Set task: Write out all of the records precisely. Skip anything that is a picture.

******

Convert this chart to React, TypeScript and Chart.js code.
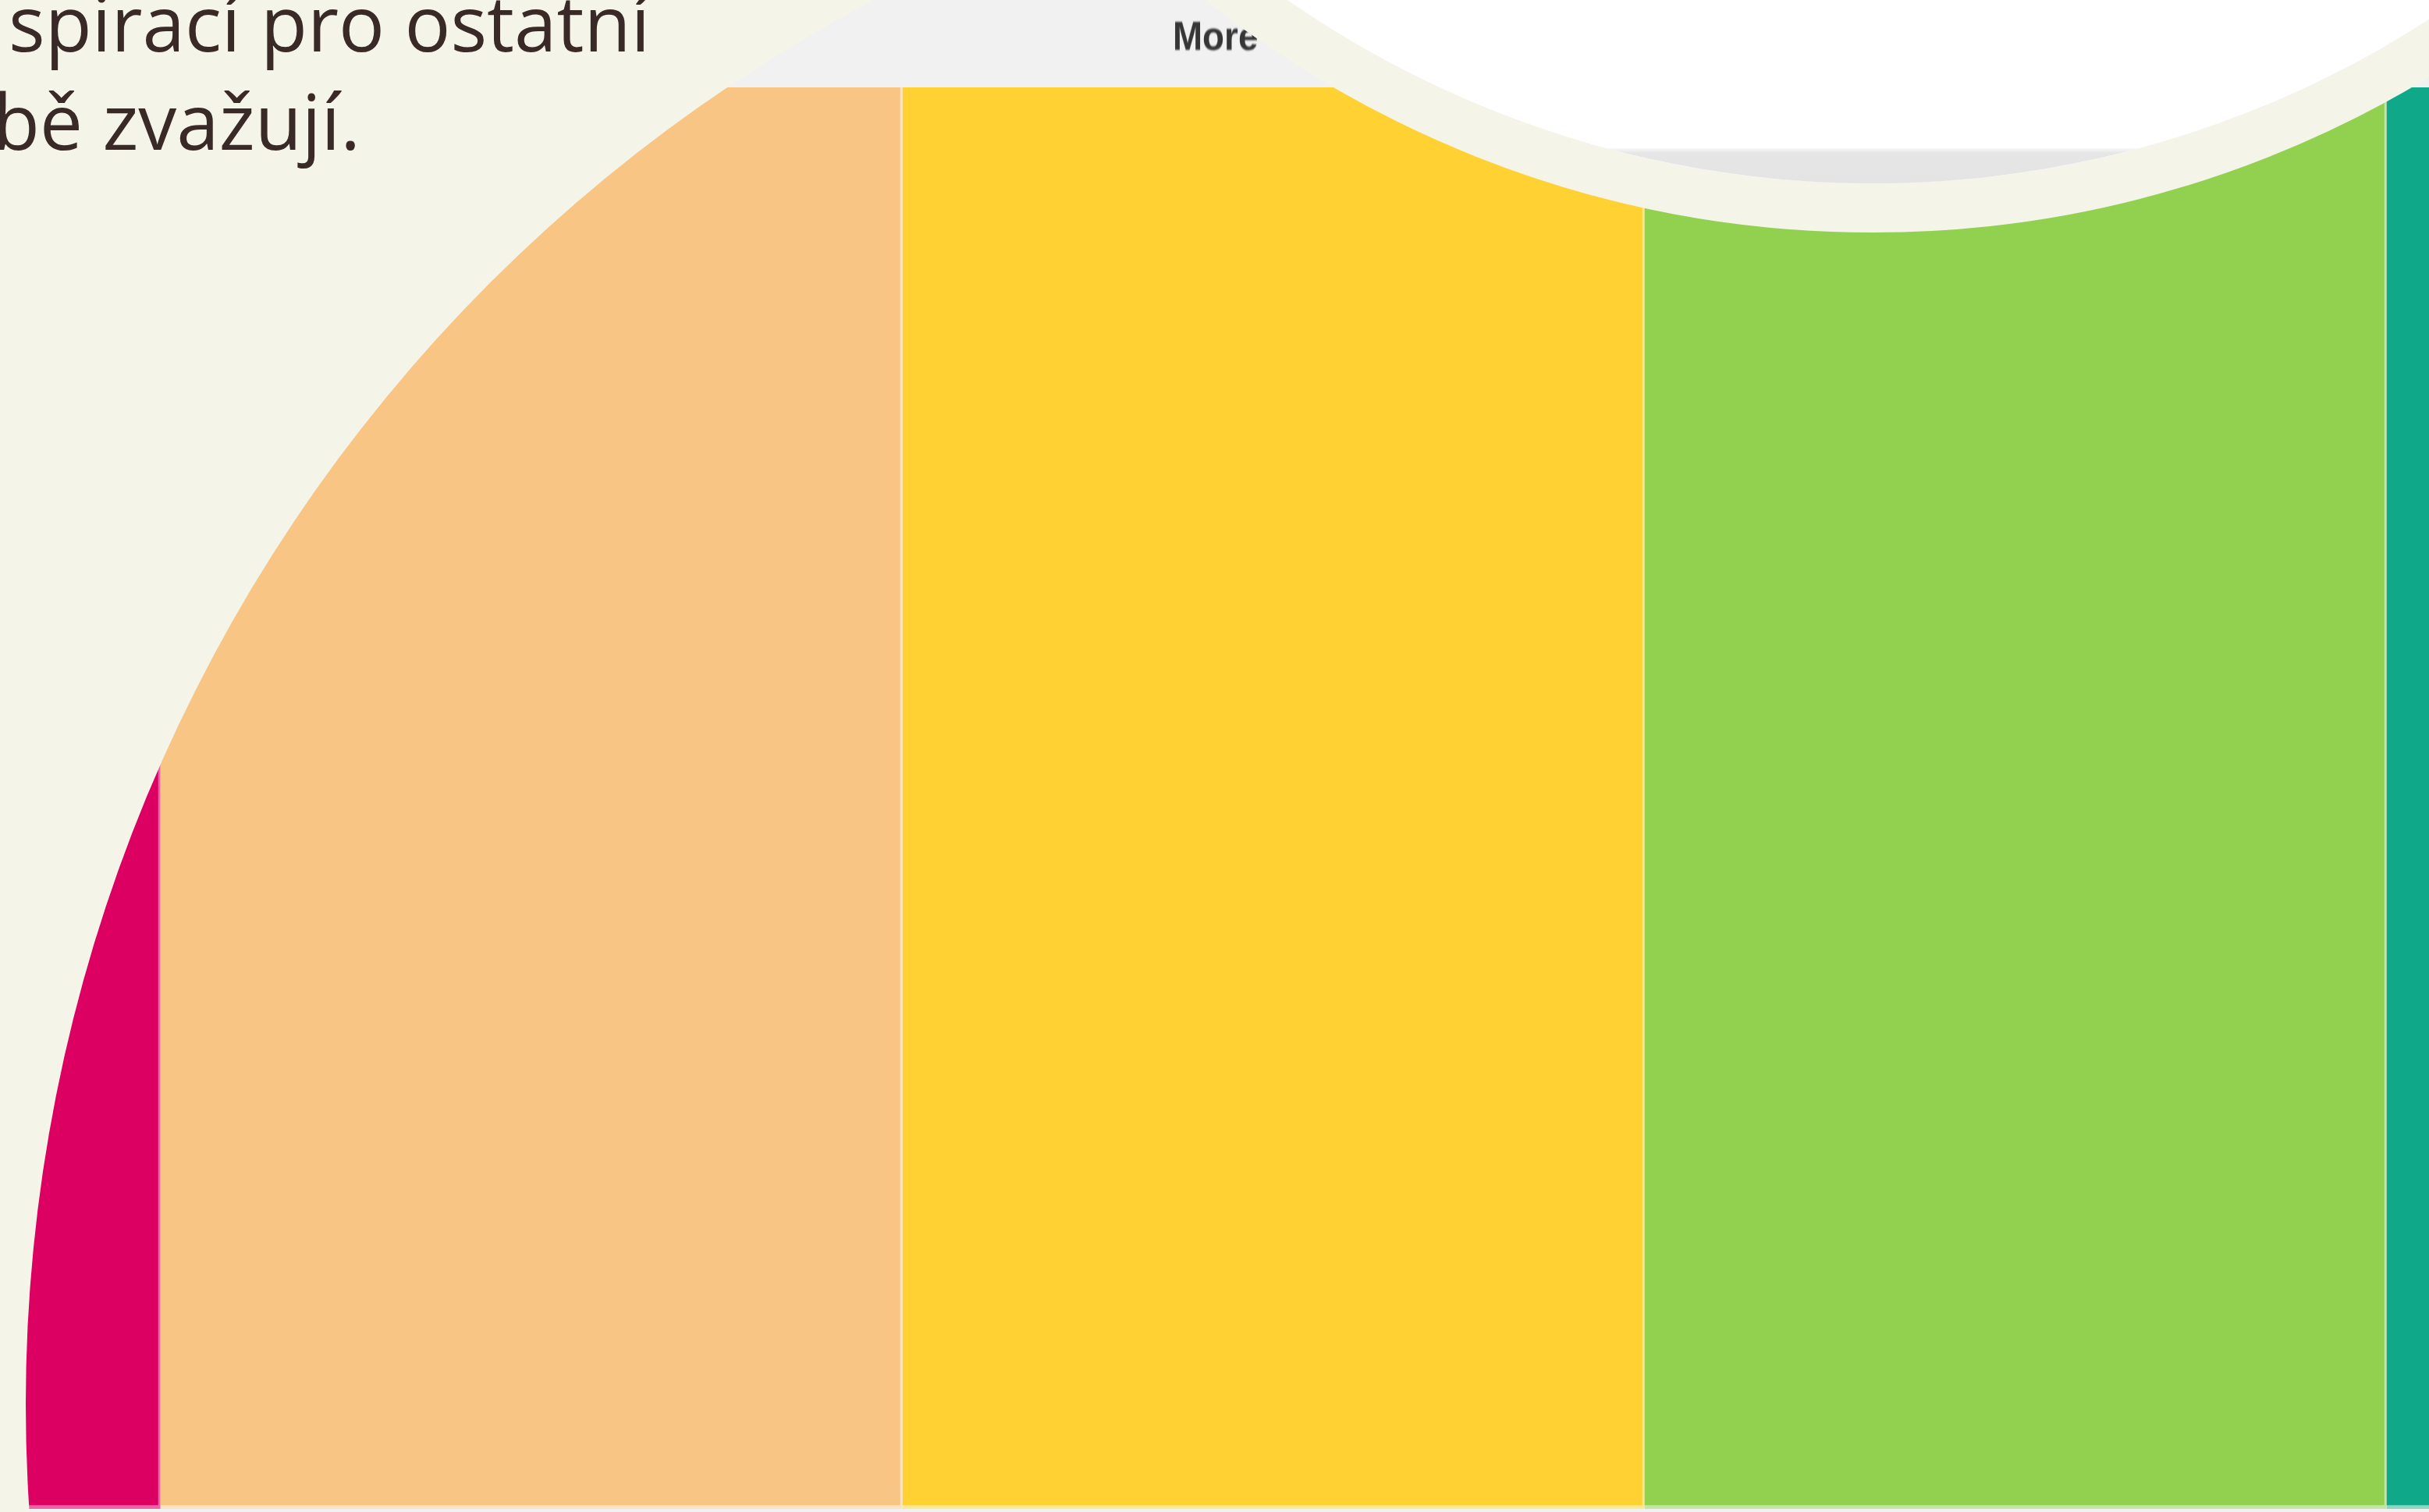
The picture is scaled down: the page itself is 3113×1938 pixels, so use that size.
import React, { useEffect, useRef } from "react";
import { Chart, registerables } from "chart.js";

Chart.register(...registerables);

// ---- data ----
const categories = ["Odpovědi"];
const seriesLabels = ["Rozhodně ne", "Spíše ne", "Nevím", "Spíše ano", "Rozhodně ano"];
const seriesValues = [10, 25, 25, 25, 15];
const seriesColors = ["#DB0062", "#F8C584", "#FFD132", "#91D14F", "#0FA888"];
const seriesBorders = ["#E866A6", "#FBE3C4", "#FFE88F", "#C4E6A3", "#8ED5C4"];
const textLine1 = "spirací pro ostatní";
const textLine2 = "sobě zvažují.";
const moreLabel = "More";

const CREAM = "#F4F4E8";

export default function App() {
  const canvasRef = useRef<HTMLCanvasElement | null>(null);

  useEffect(() => {
    document.body.style.margin = "0";
    document.body.style.overflow = "hidden";
    const canvas = canvasRef.current;
    if (!canvas) return;
    const chart = new Chart(canvas, {
      type: "bar",
      data: {
        labels: categories,
        datasets: seriesLabels.map((label, i) => ({
          label,
          data: [seriesValues[i]],
          backgroundColor: seriesColors[i],
          borderColor: seriesBorders[i],
          borderWidth: { top: 0, right: 3, bottom: 5, left: 0 },
          borderSkipped: false,
          barPercentage: 1,
          categoryPercentage: 1,
        })),
      },
      options: {
        indexAxis: "y",
        responsive: false,
        animation: false,
        devicePixelRatio: 1,
        layout: { padding: { top: 112, bottom: 4, left: 0, right: 0 } },
        scales: {
          x: { stacked: true, min: 0, max: 100, display: false },
          y: { stacked: true, display: false },
        },
        plugins: {
          legend: { display: false },
          tooltip: { enabled: false },
          title: { display: false },
        },
      },
    });
    return () => chart.destroy();
  }, []);

  // top lens circle geometry
  const ringR = 1375.6;
  const ringCx = 2400;
  const ringCy = -1077.6;
  const ringW = 63;

  return (
    <div
      style={{
        position: "fixed",
        left: 0,
        top: 0,
        width: 3113,
        height: 1938,
        overflow: "hidden",
        background: CREAM,
      }}
    >
      <div
        style={{
          position: "absolute",
          left: 0,
          top: 0,
          width: 3113,
          height: 1938,
          overflow: "hidden",
          clipPath: "circle(2034px at 2067px 1800px)",
        }}
      >
        <canvas
          ref={canvasRef}
          width={3804}
          height={1938}
          style={{
            position: "absolute",
            left: -175,
            top: 0,
            width: 3804,
            height: 1938,
            display: "block",
            background: "#F1F1F1",
          }}
        />
        <div
          style={{
            position: "absolute",
            left: 1503,
            top: 20,
            fontFamily: '"Liberation Sans", Arial, sans-serif',
            fontWeight: "bold",
            fontSize: 52,
            lineHeight: "52px",
            color: "#363636",
            whiteSpace: "nowrap",
            transform: "scaleX(0.88)",
            transformOrigin: "left top",
            filter: "blur(0.8px)",
          }}
        >
          {moreLabel}
        </div>
      </div>

      <div
        style={{
          position: "absolute",
          left: 11,
          top: -37,
          fontFamily: '"Open Sans", sans-serif',
          fontSize: 98,
          lineHeight: "130px",
          color: "#3A2A27",
          whiteSpace: "nowrap",
        }}
      >
        {textLine1}
      </div>
      <div
        style={{
          position: "absolute",
          right: 3113 - 462,
          top: 89,
          fontFamily: '"Open Sans", sans-serif',
          fontSize: 98,
          lineHeight: "130px",
          color: "#3A2A27",
          whiteSpace: "nowrap",
          textAlign: "right",
        }}
      >
        {textLine2}
      </div>

      <div
        style={{
          position: "absolute",
          left: ringCx - ringR,
          top: ringCy - ringR,
          width: ringR * 2,
          height: ringR * 2,
          boxSizing: "border-box",
          border: `${ringW}px solid ${CREAM}`,
          borderRadius: "50%",
          background: "#FFFFFF",
          overflow: "hidden",
        }}
      >
        <div
          style={{
            position: "absolute",
            left: 0,
            right: 0,
            top: 190 - (ringCy - ringR + ringW),
            height: 200,
            background: "linear-gradient(to bottom, #F8F8F8 0px, #E6E6E6 6px, #E4E4E4 40px)",
          }}
        />
      </div>
    </div>
  );
}
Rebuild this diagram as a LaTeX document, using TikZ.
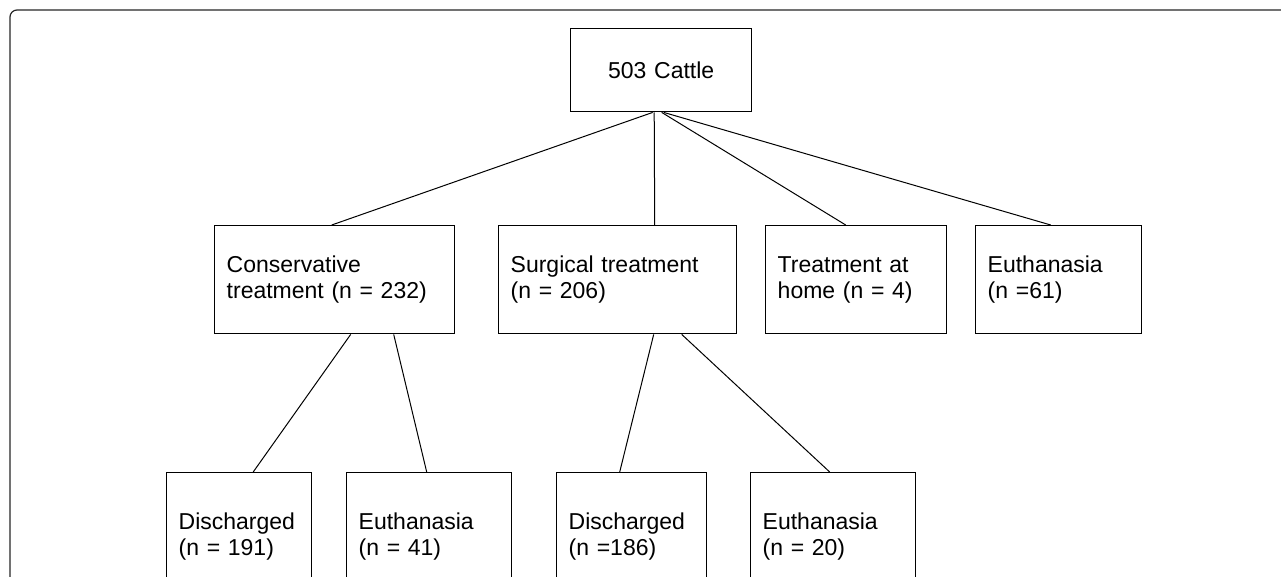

******

Solved problem:
Convert this chart to React, TypeScript and Chart.js code.
The picture is scaled down: the page itself is 3113×1938 pixels, so use that size.
import React, { useEffect, useRef } from "react";
import { Chart, registerables } from "chart.js";

Chart.register(...registerables);

// ---- data ----
const categories = ["Odpovědi"];
const seriesLabels = ["Rozhodně ne", "Spíše ne", "Nevím", "Spíše ano", "Rozhodně ano"];
const seriesValues = [10, 25, 25, 25, 15];
const seriesColors = ["#DB0062", "#F8C584", "#FFD132", "#91D14F", "#0FA888"];
const seriesBorders = ["#E866A6", "#FBE3C4", "#FFE88F", "#C4E6A3", "#8ED5C4"];
const textLine1 = "spirací pro ostatní";
const textLine2 = "sobě zvažují.";
const moreLabel = "More";

const CREAM = "#F4F4E8";

export default function App() {
  const canvasRef = useRef<HTMLCanvasElement | null>(null);

  useEffect(() => {
    document.body.style.margin = "0";
    document.body.style.overflow = "hidden";
    const canvas = canvasRef.current;
    if (!canvas) return;
    const chart = new Chart(canvas, {
      type: "bar",
      data: {
        labels: categories,
        datasets: seriesLabels.map((label, i) => ({
          label,
          data: [seriesValues[i]],
          backgroundColor: seriesColors[i],
          borderColor: seriesBorders[i],
          borderWidth: { top: 0, right: 3, bottom: 5, left: 0 },
          borderSkipped: false,
          barPercentage: 1,
          categoryPercentage: 1,
        })),
      },
      options: {
        indexAxis: "y",
        responsive: false,
        animation: false,
        devicePixelRatio: 1,
        layout: { padding: { top: 112, bottom: 4, left: 0, right: 0 } },
        scales: {
          x: { stacked: true, min: 0, max: 100, display: false },
          y: { stacked: true, display: false },
        },
        plugins: {
          legend: { display: false },
          tooltip: { enabled: false },
          title: { display: false },
        },
      },
    });
    return () => chart.destroy();
  }, []);

  // top lens circle geometry
  const ringR = 1375.6;
  const ringCx = 2400;
  const ringCy = -1077.6;
  const ringW = 63;

  return (
    <div
      style={{
        position: "fixed",
        left: 0,
        top: 0,
        width: 3113,
        height: 1938,
        overflow: "hidden",
        background: CREAM,
      }}
    >
      <div
        style={{
          position: "absolute",
          left: 0,
          top: 0,
          width: 3113,
          height: 1938,
          overflow: "hidden",
          clipPath: "circle(2034px at 2067px 1800px)",
        }}
      >
        <canvas
          ref={canvasRef}
          width={3804}
          height={1938}
          style={{
            position: "absolute",
            left: -175,
            top: 0,
            width: 3804,
            height: 1938,
            display: "block",
            background: "#F1F1F1",
          }}
        />
        <div
          style={{
            position: "absolute",
            left: 1503,
            top: 20,
            fontFamily: '"Liberation Sans", Arial, sans-serif',
            fontWeight: "bold",
            fontSize: 52,
            lineHeight: "52px",
            color: "#363636",
            whiteSpace: "nowrap",
            transform: "scaleX(0.88)",
            transformOrigin: "left top",
            filter: "blur(0.8px)",
          }}
        >
          {moreLabel}
        </div>
      </div>

      <div
        style={{
          position: "absolute",
          left: 11,
          top: -37,
          fontFamily: '"Open Sans", sans-serif',
          fontSize: 98,
          lineHeight: "130px",
          color: "#3A2A27",
          whiteSpace: "nowrap",
        }}
      >
        {textLine1}
      </div>
      <div
        style={{
          position: "absolute",
          right: 3113 - 462,
          top: 89,
          fontFamily: '"Open Sans", sans-serif',
          fontSize: 98,
          lineHeight: "130px",
          color: "#3A2A27",
          whiteSpace: "nowrap",
          textAlign: "right",
        }}
      >
        {textLine2}
      </div>

      <div
        style={{
          position: "absolute",
          left: ringCx - ringR,
          top: ringCy - ringR,
          width: ringR * 2,
          height: ringR * 2,
          boxSizing: "border-box",
          border: `${ringW}px solid ${CREAM}`,
          borderRadius: "50%",
          background: "#FFFFFF",
          overflow: "hidden",
        }}
      >
        <div
          style={{
            position: "absolute",
            left: 0,
            right: 0,
            top: 190 - (ringCy - ringR + ringW),
            height: 200,
            background: "linear-gradient(to bottom, #F8F8F8 0px, #E6E6E6 6px, #E4E4E4 40px)",
          }}
        />
      </div>
    </div>
  );
}
Rebuild this diagram as a LaTeX document, using TikZ.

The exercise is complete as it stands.